Task instructions
For the entries below, copy exactly the line that contains "Write a Python" through the line that contains "plt.rcParams['font.family'] = ['Liberation", both ends included, and exclude all pictures.

Material supplied
• • •

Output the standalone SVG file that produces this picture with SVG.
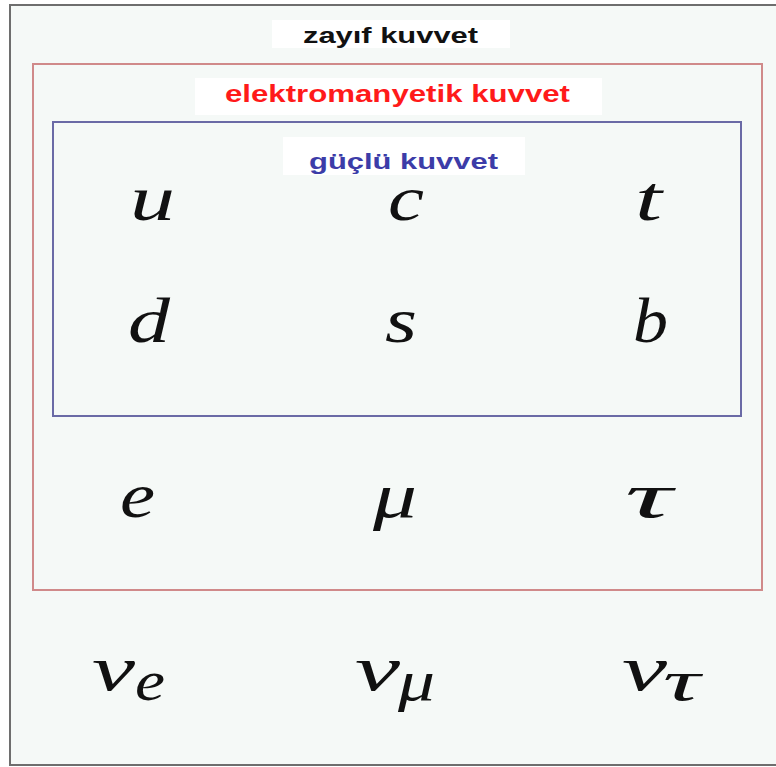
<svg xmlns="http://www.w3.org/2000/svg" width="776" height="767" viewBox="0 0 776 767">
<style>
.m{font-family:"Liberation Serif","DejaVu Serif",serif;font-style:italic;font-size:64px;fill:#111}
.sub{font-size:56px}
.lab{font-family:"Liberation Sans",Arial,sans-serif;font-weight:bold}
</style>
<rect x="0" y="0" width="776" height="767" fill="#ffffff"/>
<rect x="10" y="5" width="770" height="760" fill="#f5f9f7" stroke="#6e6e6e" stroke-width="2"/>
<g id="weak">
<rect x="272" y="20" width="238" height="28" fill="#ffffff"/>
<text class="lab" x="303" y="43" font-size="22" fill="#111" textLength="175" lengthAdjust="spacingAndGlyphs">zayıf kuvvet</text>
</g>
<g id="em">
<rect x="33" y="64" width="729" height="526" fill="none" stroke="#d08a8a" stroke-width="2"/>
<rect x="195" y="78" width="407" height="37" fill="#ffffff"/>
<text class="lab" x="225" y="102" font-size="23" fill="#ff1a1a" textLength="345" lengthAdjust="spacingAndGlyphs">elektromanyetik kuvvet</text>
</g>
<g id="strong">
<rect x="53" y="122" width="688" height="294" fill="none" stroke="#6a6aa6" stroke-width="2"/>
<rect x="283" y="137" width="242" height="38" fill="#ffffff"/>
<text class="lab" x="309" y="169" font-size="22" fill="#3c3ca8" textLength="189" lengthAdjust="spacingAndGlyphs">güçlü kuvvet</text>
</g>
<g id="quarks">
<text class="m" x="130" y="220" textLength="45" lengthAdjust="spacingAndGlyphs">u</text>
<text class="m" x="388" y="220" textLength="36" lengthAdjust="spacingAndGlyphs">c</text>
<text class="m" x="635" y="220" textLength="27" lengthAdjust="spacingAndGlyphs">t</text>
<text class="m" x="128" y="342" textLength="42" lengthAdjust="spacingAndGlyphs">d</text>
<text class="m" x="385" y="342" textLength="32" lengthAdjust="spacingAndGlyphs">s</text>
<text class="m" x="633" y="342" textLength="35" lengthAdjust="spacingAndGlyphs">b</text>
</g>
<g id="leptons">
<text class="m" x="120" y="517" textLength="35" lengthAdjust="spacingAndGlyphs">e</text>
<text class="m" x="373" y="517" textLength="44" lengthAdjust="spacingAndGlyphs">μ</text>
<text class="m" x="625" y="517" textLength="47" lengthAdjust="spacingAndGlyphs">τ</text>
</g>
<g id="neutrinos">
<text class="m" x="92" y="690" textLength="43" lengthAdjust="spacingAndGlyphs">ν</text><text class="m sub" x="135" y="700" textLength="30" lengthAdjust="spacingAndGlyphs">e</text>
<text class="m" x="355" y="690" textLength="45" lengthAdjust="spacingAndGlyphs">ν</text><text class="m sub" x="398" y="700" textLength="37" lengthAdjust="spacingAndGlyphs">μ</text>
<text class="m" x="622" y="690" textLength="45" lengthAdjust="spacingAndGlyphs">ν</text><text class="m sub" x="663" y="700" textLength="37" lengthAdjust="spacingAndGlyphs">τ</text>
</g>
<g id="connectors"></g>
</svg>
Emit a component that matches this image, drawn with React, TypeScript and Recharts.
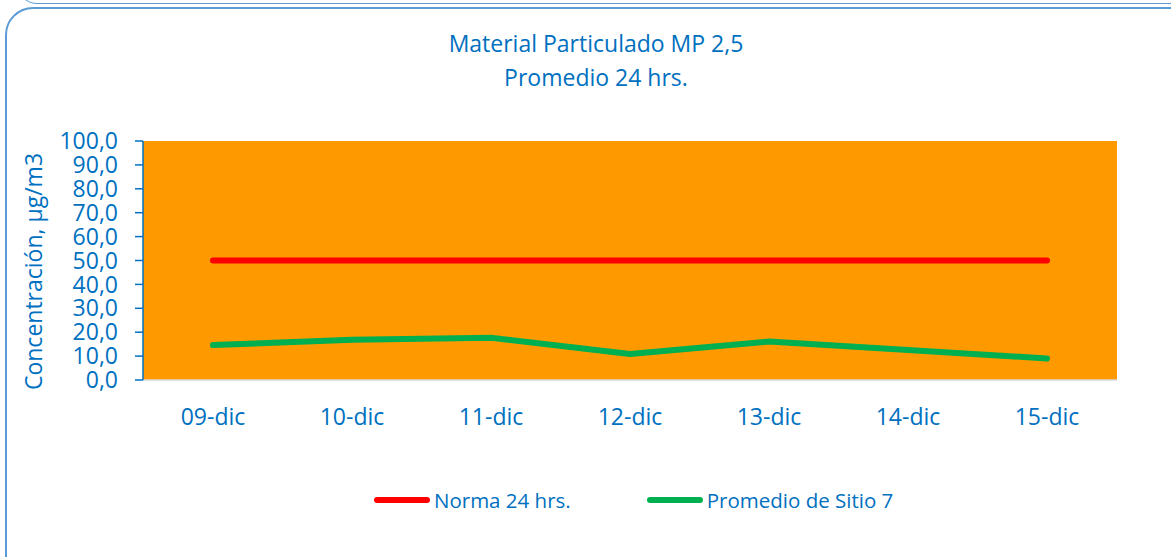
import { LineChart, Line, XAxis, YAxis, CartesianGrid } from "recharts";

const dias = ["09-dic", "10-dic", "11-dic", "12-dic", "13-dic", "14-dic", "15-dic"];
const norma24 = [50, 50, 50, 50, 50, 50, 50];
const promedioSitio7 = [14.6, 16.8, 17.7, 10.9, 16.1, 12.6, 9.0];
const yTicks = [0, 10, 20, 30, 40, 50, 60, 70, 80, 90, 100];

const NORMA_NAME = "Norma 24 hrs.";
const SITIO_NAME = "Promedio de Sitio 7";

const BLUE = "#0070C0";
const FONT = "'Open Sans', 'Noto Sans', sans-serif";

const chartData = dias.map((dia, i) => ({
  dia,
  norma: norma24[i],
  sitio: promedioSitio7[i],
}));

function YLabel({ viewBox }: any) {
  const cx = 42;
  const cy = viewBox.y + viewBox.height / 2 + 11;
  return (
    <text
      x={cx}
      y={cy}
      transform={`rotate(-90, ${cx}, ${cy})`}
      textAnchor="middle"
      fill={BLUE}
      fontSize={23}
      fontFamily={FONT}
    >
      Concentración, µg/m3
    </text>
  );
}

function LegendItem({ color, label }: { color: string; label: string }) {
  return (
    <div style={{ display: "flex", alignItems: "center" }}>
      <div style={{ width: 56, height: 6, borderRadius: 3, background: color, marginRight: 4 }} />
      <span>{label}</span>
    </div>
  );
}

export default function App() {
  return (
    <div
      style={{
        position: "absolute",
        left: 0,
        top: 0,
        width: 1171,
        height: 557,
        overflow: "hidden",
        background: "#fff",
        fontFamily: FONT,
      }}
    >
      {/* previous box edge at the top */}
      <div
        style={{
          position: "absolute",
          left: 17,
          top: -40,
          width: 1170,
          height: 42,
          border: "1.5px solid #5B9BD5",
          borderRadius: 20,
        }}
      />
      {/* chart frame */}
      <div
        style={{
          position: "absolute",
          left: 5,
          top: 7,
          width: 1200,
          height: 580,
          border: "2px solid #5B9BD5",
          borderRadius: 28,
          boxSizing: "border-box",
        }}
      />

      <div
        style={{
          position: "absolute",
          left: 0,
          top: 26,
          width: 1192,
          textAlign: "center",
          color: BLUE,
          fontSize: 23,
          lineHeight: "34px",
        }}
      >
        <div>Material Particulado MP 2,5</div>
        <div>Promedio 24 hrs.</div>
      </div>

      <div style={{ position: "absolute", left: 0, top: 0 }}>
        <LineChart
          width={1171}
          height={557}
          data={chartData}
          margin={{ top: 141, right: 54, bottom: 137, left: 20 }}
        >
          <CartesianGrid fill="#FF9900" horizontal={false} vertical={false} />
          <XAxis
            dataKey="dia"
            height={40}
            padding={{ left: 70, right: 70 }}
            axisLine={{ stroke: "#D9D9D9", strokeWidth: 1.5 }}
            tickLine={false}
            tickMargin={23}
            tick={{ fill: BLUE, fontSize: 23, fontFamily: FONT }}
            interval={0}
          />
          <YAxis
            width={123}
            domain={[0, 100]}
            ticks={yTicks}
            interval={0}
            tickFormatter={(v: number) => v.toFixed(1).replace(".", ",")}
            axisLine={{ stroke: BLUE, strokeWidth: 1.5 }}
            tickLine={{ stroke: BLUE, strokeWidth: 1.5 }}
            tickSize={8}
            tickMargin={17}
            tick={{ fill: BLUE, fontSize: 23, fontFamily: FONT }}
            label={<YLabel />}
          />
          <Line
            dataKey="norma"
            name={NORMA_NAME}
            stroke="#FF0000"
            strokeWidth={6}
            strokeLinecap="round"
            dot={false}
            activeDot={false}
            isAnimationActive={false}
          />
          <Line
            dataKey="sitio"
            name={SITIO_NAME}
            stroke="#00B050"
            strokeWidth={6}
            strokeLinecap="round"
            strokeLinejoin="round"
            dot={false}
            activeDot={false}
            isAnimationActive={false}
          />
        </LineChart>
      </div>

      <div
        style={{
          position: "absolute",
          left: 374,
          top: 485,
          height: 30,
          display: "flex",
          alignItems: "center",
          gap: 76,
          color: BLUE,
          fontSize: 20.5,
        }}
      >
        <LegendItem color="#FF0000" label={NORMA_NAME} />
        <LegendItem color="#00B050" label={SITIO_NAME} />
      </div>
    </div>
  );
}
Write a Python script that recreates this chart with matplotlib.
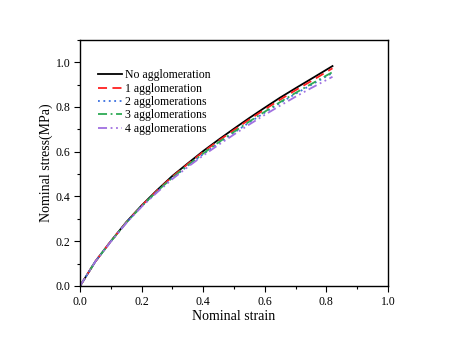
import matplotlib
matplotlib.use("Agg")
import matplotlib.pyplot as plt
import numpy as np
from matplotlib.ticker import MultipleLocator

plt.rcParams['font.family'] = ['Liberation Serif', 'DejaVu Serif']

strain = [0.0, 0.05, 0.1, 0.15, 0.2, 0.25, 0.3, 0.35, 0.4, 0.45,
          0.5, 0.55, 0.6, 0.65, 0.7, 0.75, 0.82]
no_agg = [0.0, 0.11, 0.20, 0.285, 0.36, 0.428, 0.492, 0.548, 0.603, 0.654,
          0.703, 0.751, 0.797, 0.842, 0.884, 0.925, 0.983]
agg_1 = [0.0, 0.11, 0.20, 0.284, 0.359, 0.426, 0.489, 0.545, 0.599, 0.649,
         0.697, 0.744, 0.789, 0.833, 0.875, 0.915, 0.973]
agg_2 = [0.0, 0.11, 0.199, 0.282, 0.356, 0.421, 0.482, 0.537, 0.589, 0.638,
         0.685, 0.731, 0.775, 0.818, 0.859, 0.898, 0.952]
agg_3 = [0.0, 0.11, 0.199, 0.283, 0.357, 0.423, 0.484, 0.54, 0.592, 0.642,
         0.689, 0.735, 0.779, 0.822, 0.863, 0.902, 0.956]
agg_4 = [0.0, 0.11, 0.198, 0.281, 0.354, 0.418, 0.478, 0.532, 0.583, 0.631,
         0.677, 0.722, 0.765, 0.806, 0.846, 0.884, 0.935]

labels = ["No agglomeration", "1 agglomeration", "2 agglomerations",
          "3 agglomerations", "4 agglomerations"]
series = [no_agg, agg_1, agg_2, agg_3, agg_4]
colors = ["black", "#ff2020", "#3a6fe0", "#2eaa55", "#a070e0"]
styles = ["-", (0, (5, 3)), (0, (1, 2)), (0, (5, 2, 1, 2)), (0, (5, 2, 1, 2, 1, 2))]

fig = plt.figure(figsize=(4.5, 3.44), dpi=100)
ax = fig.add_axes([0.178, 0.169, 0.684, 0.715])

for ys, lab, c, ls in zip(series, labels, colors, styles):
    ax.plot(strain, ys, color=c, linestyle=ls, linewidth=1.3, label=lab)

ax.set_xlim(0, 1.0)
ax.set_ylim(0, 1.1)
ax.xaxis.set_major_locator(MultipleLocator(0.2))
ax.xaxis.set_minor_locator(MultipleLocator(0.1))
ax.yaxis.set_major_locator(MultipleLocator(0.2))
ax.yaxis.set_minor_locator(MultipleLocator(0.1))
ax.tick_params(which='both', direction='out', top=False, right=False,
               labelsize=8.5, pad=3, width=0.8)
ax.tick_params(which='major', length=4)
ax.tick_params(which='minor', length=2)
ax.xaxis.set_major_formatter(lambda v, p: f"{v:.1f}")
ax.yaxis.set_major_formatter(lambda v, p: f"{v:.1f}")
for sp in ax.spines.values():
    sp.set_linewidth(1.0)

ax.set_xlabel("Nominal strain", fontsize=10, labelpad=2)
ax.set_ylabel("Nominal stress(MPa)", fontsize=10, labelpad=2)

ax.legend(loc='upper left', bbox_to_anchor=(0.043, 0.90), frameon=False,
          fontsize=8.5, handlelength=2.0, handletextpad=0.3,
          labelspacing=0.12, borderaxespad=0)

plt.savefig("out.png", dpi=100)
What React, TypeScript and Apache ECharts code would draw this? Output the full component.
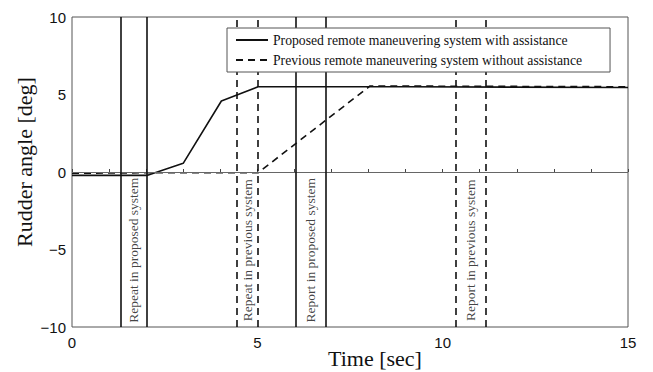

• • •

Task output
Write a Python script that recreates this chart with matplotlib.
import matplotlib
matplotlib.use("Agg")
import matplotlib.pyplot as plt
import numpy as np
from matplotlib.ticker import MultipleLocator

plt.rcParams['font.family'] = ['Liberation Serif', 'DejaVu Serif']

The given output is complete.